### DIRECTION
Exactly the lines from the one containing "Generate a Python" through the one containing "from bokeh.resources import INLINE" are to be returned, please, without any pictures.

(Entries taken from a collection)
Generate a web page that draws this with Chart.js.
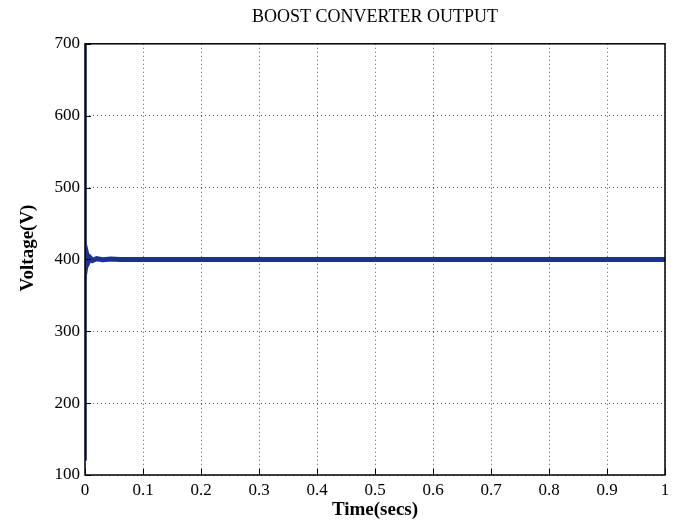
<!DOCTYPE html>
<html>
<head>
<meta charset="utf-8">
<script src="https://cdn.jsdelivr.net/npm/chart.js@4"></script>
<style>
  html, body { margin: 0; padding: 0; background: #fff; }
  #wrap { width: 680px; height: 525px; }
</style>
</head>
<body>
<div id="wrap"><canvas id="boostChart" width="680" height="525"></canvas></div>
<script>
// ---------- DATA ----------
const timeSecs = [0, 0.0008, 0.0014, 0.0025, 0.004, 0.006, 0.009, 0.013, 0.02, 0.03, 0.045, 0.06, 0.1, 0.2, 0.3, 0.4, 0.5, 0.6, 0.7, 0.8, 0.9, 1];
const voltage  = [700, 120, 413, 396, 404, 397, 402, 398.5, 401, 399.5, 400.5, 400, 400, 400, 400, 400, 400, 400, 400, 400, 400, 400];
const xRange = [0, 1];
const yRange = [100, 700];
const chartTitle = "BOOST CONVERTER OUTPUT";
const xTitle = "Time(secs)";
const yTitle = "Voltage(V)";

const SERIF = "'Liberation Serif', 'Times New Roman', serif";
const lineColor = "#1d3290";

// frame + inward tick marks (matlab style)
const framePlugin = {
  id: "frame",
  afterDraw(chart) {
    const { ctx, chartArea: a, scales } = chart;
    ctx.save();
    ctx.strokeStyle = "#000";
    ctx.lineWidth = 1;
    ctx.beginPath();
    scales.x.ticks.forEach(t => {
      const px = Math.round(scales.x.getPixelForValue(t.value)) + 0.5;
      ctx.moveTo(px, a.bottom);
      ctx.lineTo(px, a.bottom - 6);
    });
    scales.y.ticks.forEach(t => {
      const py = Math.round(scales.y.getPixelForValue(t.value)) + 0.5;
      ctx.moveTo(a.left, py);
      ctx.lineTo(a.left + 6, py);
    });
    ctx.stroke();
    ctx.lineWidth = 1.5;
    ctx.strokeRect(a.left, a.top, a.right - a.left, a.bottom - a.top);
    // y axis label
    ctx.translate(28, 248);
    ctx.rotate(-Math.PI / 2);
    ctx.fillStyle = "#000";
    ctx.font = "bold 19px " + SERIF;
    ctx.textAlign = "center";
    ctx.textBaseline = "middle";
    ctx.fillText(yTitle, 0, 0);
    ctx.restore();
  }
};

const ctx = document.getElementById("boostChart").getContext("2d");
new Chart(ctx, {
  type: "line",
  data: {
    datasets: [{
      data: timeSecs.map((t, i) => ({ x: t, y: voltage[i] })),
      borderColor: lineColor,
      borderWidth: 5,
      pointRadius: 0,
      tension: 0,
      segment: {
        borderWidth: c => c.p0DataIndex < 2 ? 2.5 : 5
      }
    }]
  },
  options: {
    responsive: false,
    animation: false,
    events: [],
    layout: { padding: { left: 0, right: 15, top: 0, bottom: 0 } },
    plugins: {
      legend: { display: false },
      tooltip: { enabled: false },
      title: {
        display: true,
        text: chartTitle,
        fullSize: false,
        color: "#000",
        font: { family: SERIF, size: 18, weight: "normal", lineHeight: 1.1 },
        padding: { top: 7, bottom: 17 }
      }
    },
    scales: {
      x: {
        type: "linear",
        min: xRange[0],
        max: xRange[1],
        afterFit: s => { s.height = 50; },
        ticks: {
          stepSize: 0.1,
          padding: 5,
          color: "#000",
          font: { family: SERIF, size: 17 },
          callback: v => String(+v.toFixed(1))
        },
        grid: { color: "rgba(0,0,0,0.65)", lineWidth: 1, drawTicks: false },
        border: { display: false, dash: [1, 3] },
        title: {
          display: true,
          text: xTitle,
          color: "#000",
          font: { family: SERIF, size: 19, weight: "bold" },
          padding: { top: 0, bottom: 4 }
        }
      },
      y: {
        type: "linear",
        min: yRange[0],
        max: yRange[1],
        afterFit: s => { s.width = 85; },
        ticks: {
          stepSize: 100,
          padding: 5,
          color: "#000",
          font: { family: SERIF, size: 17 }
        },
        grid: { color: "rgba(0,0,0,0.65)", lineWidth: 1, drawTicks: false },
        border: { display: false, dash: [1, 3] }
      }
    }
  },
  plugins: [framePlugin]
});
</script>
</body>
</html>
* * *
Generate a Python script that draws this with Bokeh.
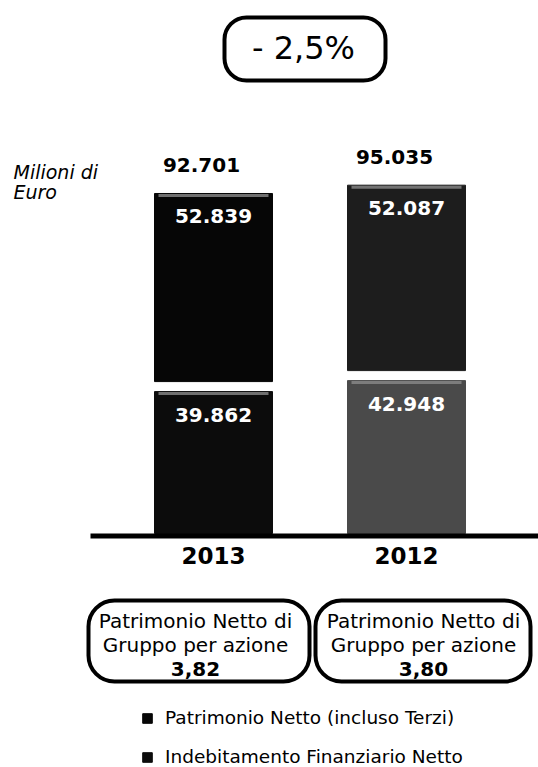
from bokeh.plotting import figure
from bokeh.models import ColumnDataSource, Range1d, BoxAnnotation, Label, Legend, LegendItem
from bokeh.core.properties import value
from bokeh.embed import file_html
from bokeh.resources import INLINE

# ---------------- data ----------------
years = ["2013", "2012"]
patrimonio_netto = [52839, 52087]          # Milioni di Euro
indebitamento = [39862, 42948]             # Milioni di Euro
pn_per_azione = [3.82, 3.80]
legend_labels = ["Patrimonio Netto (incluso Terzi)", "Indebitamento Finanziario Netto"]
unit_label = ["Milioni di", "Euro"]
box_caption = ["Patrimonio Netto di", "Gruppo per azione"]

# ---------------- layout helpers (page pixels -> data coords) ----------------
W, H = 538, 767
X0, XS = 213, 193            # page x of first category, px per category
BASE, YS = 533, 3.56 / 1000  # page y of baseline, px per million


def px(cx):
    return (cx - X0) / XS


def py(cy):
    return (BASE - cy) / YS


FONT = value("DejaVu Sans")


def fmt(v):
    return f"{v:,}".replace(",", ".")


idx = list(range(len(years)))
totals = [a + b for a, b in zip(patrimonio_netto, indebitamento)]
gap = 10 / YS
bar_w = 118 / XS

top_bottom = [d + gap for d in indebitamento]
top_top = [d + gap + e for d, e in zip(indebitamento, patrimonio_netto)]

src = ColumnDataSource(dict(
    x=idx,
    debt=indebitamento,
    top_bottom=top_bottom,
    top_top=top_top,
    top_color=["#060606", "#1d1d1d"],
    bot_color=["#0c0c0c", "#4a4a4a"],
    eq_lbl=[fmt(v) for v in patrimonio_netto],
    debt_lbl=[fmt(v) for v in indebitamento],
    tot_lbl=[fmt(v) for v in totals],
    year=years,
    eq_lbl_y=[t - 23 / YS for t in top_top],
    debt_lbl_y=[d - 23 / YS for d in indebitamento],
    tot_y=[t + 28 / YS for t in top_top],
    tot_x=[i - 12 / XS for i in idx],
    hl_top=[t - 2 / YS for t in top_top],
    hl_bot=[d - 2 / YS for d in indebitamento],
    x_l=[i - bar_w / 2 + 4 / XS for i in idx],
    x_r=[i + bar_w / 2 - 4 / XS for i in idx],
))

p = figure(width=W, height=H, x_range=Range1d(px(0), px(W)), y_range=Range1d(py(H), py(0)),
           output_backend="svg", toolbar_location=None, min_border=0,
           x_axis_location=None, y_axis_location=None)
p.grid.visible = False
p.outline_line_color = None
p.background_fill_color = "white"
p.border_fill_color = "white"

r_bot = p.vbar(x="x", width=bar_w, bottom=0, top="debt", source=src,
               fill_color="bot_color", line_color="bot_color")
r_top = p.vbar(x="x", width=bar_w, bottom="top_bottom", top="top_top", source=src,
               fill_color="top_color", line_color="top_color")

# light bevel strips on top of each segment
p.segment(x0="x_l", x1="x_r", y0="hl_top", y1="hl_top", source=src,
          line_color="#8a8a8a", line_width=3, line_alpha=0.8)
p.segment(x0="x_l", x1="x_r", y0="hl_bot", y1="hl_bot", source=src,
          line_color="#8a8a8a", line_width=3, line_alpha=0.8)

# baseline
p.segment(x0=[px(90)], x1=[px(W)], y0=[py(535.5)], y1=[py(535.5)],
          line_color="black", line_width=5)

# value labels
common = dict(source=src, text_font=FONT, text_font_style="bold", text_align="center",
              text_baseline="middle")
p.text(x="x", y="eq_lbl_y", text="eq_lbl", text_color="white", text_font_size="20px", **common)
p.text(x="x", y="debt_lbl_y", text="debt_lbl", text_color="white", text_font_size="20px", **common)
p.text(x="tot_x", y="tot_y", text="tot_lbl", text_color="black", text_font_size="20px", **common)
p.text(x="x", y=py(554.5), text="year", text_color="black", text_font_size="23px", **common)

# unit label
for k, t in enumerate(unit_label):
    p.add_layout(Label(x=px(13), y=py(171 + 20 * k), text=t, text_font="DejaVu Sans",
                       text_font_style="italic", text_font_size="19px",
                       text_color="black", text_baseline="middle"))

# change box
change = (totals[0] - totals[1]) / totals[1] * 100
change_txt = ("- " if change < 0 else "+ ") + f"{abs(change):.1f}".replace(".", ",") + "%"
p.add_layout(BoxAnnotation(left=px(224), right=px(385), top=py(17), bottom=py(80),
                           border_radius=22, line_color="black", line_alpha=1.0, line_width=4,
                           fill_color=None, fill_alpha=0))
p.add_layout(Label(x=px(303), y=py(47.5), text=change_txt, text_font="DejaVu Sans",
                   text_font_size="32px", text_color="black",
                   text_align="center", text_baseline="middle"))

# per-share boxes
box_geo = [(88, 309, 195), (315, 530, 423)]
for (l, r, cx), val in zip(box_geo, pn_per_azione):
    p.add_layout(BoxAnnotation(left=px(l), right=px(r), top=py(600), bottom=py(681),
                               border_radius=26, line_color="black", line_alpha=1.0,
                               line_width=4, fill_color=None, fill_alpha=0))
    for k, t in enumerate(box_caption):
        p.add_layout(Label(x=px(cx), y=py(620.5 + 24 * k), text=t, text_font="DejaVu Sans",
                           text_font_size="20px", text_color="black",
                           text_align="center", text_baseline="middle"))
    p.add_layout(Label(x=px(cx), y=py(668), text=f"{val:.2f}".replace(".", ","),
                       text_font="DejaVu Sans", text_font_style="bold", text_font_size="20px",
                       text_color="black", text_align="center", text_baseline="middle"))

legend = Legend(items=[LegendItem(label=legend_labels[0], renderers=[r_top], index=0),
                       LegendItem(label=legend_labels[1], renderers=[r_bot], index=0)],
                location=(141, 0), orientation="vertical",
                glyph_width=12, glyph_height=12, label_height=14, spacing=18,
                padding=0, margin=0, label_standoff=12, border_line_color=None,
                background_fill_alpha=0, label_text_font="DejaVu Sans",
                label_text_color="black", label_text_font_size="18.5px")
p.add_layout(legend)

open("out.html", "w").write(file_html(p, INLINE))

### ANSWER
Generate a Python script that draws this with Bokeh.
from bokeh.plotting import figure
from bokeh.models import ColumnDataSource, Range1d, BoxAnnotation, Label, Legend, LegendItem
from bokeh.core.properties import value
from bokeh.embed import file_html
from bokeh.resources import INLINE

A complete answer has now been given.